What is at stake in Sabarimala is something more vital than a mere temple issue.
Otherwise, the very fact that thousands of ordinary Hindu women from the entire society spontaneously spilling into the streets of Kerala, should have made any judiciary sit back and listen voluntarily. Otherwise, the fact that the first scheduled community priest of Kerala – Yadhukrishnan – voicing his support for the women marching to save the Sabarimala tradition, should have made the media and judiciary realise that this has nothing to do with social justice.

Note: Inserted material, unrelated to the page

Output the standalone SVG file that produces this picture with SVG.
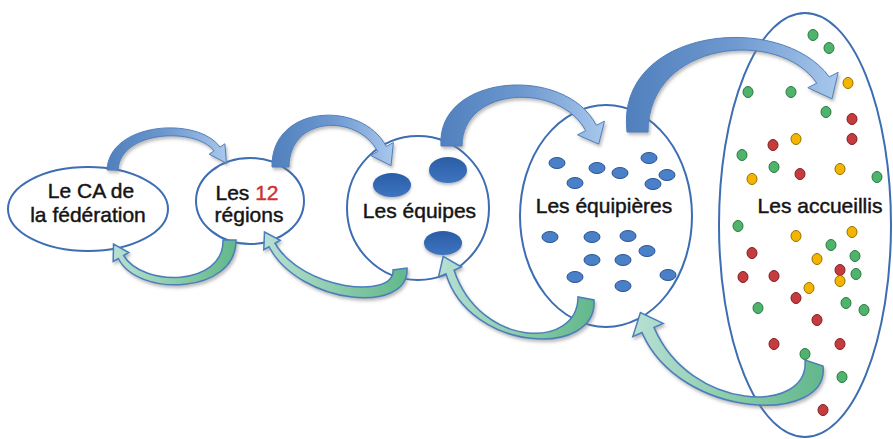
<svg xmlns="http://www.w3.org/2000/svg" width="893" height="439" viewBox="0 0 893 439">
<defs>
<style>
.node{fill:#fff;stroke:#3d6db3;stroke-width:2}
.lbl{font-family:"Liberation Sans",Arial,sans-serif;font-size:21px;fill:#151515;stroke:#151515;stroke-width:0.45;text-anchor:middle}
.top{fill:url(#gTop);stroke:#4f7fbc;stroke-width:1;filter:url(#sh)}
.bot{fill:url(#gBot);stroke:#4a7ebb;stroke-width:1.5;filter:url(#sh)}
.team{fill:url(#gTeam);filter:url(#sh2)}
.mem{fill:#4a80c8;stroke:#2b5593;stroke-width:1}
.g{fill:#4fb36b;stroke:#2c7a43;stroke-width:1}
.r{fill:#c63b3e;stroke:#7d2225;stroke-width:1}
.y{fill:#f4b500;stroke:#977200;stroke-width:1}
</style>
<linearGradient id="gTop" x1="0" y1="0" x2="1" y2="0">
<stop offset="0" stop-color="#5080bd"/>
<stop offset="0.5" stop-color="#6e98cf"/>
<stop offset="1" stop-color="#a8c8ec"/>
</linearGradient>
<linearGradient id="gBot" x1="0" y1="0" x2="1" y2="0">
<stop offset="0" stop-color="#b8e0d4"/>
<stop offset="0.55" stop-color="#88caa8"/>
<stop offset="1" stop-color="#62b78b"/>
</linearGradient>
<linearGradient id="gTeam" x1="0" y1="0" x2="0" y2="1">
<stop offset="0" stop-color="#2a5da6"/>
<stop offset="1" stop-color="#3f74c0"/>
</linearGradient>
<filter id="sh" x="-20%" y="-20%" width="140%" height="140%">
<feDropShadow dx="1.5" dy="2.5" stdDeviation="1.8" flood-color="#7a7a7a" flood-opacity="0.5"/>
</filter>
<filter id="sh2" x="-30%" y="-30%" width="160%" height="170%">
<feDropShadow dx="0" dy="2" stdDeviation="1.5" flood-color="#666" flood-opacity="0.45"/>
</filter>
</defs>
<rect width="893" height="439" fill="#fff"/>

<g id="node-accueillis">
<ellipse class="node" cx="805" cy="225" rx="86" ry="212"/>
<ellipse class="g" cx="813" cy="35" rx="5" ry="5.5"/>
<ellipse class="g" cx="829" cy="48" rx="5" ry="5.5"/>
<ellipse class="y" cx="848" cy="83" rx="5" ry="5.5"/>
<ellipse class="g" cx="748" cy="92" rx="5" ry="5.5"/>
<ellipse class="g" cx="791" cy="92" rx="5" ry="5.5"/>
<ellipse class="g" cx="826" cy="112" rx="5" ry="5.5"/>
<ellipse class="r" cx="852" cy="119" rx="5" ry="5.5"/>
<ellipse class="y" cx="796" cy="139" rx="5" ry="5.5"/>
<ellipse class="r" cx="773" cy="145" rx="5" ry="5.5"/>
<ellipse class="r" cx="852" cy="139" rx="5" ry="5.5"/>
<ellipse class="g" cx="742" cy="155" rx="5" ry="5.5"/>
<ellipse class="g" cx="774" cy="167" rx="5" ry="5.5"/>
<ellipse class="r" cx="800" cy="174" rx="5" ry="5.5"/>
<ellipse class="y" cx="840" cy="169" rx="5" ry="5.5"/>
<ellipse class="y" cx="752" cy="179" rx="5" ry="5.5"/>
<ellipse class="g" cx="877" cy="177" rx="5" ry="5.5"/>
<ellipse class="g" cx="738" cy="226" rx="5" ry="5.5"/>
<ellipse class="y" cx="796" cy="236" rx="5" ry="5.5"/>
<ellipse class="y" cx="852" cy="232" rx="5" ry="5.5"/>
<ellipse class="g" cx="831" cy="245" rx="5" ry="5.5"/>
<ellipse class="r" cx="752" cy="253" rx="5" ry="5.5"/>
<ellipse class="g" cx="855" cy="256" rx="5" ry="5.5"/>
<ellipse class="y" cx="817" cy="259" rx="5" ry="5.5"/>
<ellipse class="r" cx="840" cy="270" rx="5" ry="5.5"/>
<ellipse class="r" cx="743" cy="277" rx="5" ry="5.5"/>
<ellipse class="r" cx="774" cy="276" rx="5" ry="5.5"/>
<ellipse class="g" cx="856" cy="274" rx="5" ry="5.5"/>
<ellipse class="y" cx="840" cy="281" rx="5" ry="5.5"/>
<ellipse class="y" cx="809" cy="288" rx="5" ry="5.5"/>
<ellipse class="r" cx="796" cy="298" rx="5" ry="5.5"/>
<ellipse class="g" cx="846" cy="303" rx="5" ry="5.5"/>
<ellipse class="g" cx="758" cy="308" rx="5" ry="5.5"/>
<ellipse class="g" cx="864" cy="310" rx="5" ry="5.5"/>
<ellipse class="r" cx="817" cy="320" rx="5" ry="5.5"/>
<ellipse class="r" cx="774" cy="344" rx="5" ry="5.5"/>
<ellipse class="r" cx="840" cy="344" rx="5" ry="5.5"/>
<ellipse class="g" cx="805" cy="354" rx="5" ry="5.5"/>
<ellipse class="g" cx="842" cy="377" rx="5" ry="5.5"/>
<ellipse class="r" cx="823" cy="410" rx="5" ry="5.5"/>
<text class="lbl" x="820" y="213">Les accueillis</text>
</g>

<g id="node-equipieres">
<ellipse class="node" cx="606" cy="216" rx="86" ry="111"/>
<ellipse class="mem" cx="557" cy="163" rx="8" ry="5.5"/>
<ellipse class="mem" cx="597" cy="168" rx="8" ry="5.5"/>
<ellipse class="mem" cx="620" cy="173" rx="8" ry="5.5"/>
<ellipse class="mem" cx="649" cy="158" rx="8" ry="5.5"/>
<ellipse class="mem" cx="667" cy="175" rx="8" ry="5.5"/>
<ellipse class="mem" cx="575" cy="183" rx="8" ry="5.5"/>
<ellipse class="mem" cx="653" cy="184" rx="8" ry="5.5"/>
<ellipse class="mem" cx="550" cy="237" rx="8" ry="5.5"/>
<ellipse class="mem" cx="592" cy="237" rx="8" ry="5.5"/>
<ellipse class="mem" cx="628" cy="236" rx="8" ry="5.5"/>
<ellipse class="mem" cx="647" cy="251" rx="8" ry="5.5"/>
<ellipse class="mem" cx="592" cy="260" rx="8" ry="5.5"/>
<ellipse class="mem" cx="623" cy="260" rx="8" ry="5.5"/>
<ellipse class="mem" cx="575" cy="277" rx="8" ry="5.5"/>
<ellipse class="mem" cx="668" cy="275" rx="8" ry="5.5"/>
<ellipse class="mem" cx="623" cy="286" rx="8" ry="5.5"/>
<text class="lbl" x="604" y="213">Les équipières</text>
</g>

<g id="node-equipes">
<ellipse class="node" cx="418" cy="208" rx="71" ry="72"/>
<ellipse class="team" cx="392" cy="185" rx="19" ry="12"/>
<ellipse class="team" cx="448" cy="170" rx="19" ry="13"/>
<ellipse class="team" cx="443" cy="243" rx="19" ry="12"/>
<text class="lbl" x="419.5" y="218">Les équipes</text>
</g>

<g id="node-regions">
<ellipse class="node" cx="250" cy="201" rx="54" ry="43"/>
<text class="lbl" x="247" y="200">Les <tspan fill="#d0312f" stroke="#d0312f">12</tspan></text>
<text class="lbl" x="249" y="222">régions</text>
</g>

<g id="node-ca">
<ellipse class="node" cx="88" cy="209" rx="80" ry="42"/>
<text class="lbl" x="91" y="198">Le CA de</text>
<text class="lbl" x="88" y="222">la fédération</text>
</g>

<g id="connectors">
<path class="top" d="M107,170 C109,122 198,116 219.9,147.1 L224.9,143.8 L226.4,163.1 L209.1,154.2 L214.1,150.9 C196,127 120,130 118,170 Z"/>
<path class="top" d="M272,167 C271,104 362,100 386.3,146.5 L393.4,142.5 L391,165.6 L370.6,155.5 L377.7,151.5 C357,113 289,116 289,167 Z"/>
<path class="top" d="M441,146 C436,74 565,64 596.3,125.3 L604.5,121.2 L598.7,144.1 L577.5,134.8 L585.7,130.7 C560,82 462,86 462,146 Z"/>
<path class="top" d="M627,132 C615,28 780,10 829.2,76.9 L838.2,72.3 L832,98.8 L807.8,87.7 L816.8,83.2 C780,28 648,40 648,132 Z"/>
<path class="bot" d="M236,240 C237,294 138,298 118.4,258.5 L113.2,261.5 L113.5,244 L128.8,252.5 L123.6,255.5 C142,287 224,287 223,240 Z"/>
<path class="bot" d="M407,268 C410,315 300,305 269,246.75 L263.8,249.75 L264.5,232 L280.2,240.25 L275,243.25 C302,290 395,300 393,270 Z"/>
<path class="bot" d="M594,300 C598,358 470,353 445.9,273.8 L438.5,277 L443.2,256.4 L461.5,267 L454.1,270.2 C480,348 578,350 578,297 Z"/>
<path class="bot" d="M823,366 C830,425 680,420 642,332.6 L632.8,336.6 L640.4,312.5 L663.2,323.4 L654,327.4 C690,412 810,415 805,360 Z"/>
</g>
</svg>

The judges may not realise it but the women on the streets of Kerala are actually rallying to save Indian judiciary from the greatest suicidal plunge it has taken because of its inability to resonate with the heartbeat of the Hindu nation. But the sad truth is that institutions of the Indian state have been increasingly becoming Hinduphobic. Sabarimala movement is the spontaneous response of the Indian nation against this Hindu hatred that is getting institutionalised.
The Indian state needs to exist. We can never let it fail or implode. To not to become a failed state and to not implode, the Indian state in its present form needs the ancient, still living, and more than 5,000-year-old Hindu nation that has withstood thousands of years of ravage. Judiciary, with all due respects to it, has started chopping down the very branch on which it sits. So let us persuade the judiciary to let go of its institutional and elitist ego and see reason.
Let it be clear that the Indian state has to exist for the welfare of more than one billion Indians and without the Hindu nation, the Indian state will cease to exist, and implode. Balkanised India, a long time goal of Marxists and other ‘breaking-India’ forces, will transform every linguistic state into killing fields without Hindu spirituality uniting us – and Sabarimala symbolises it.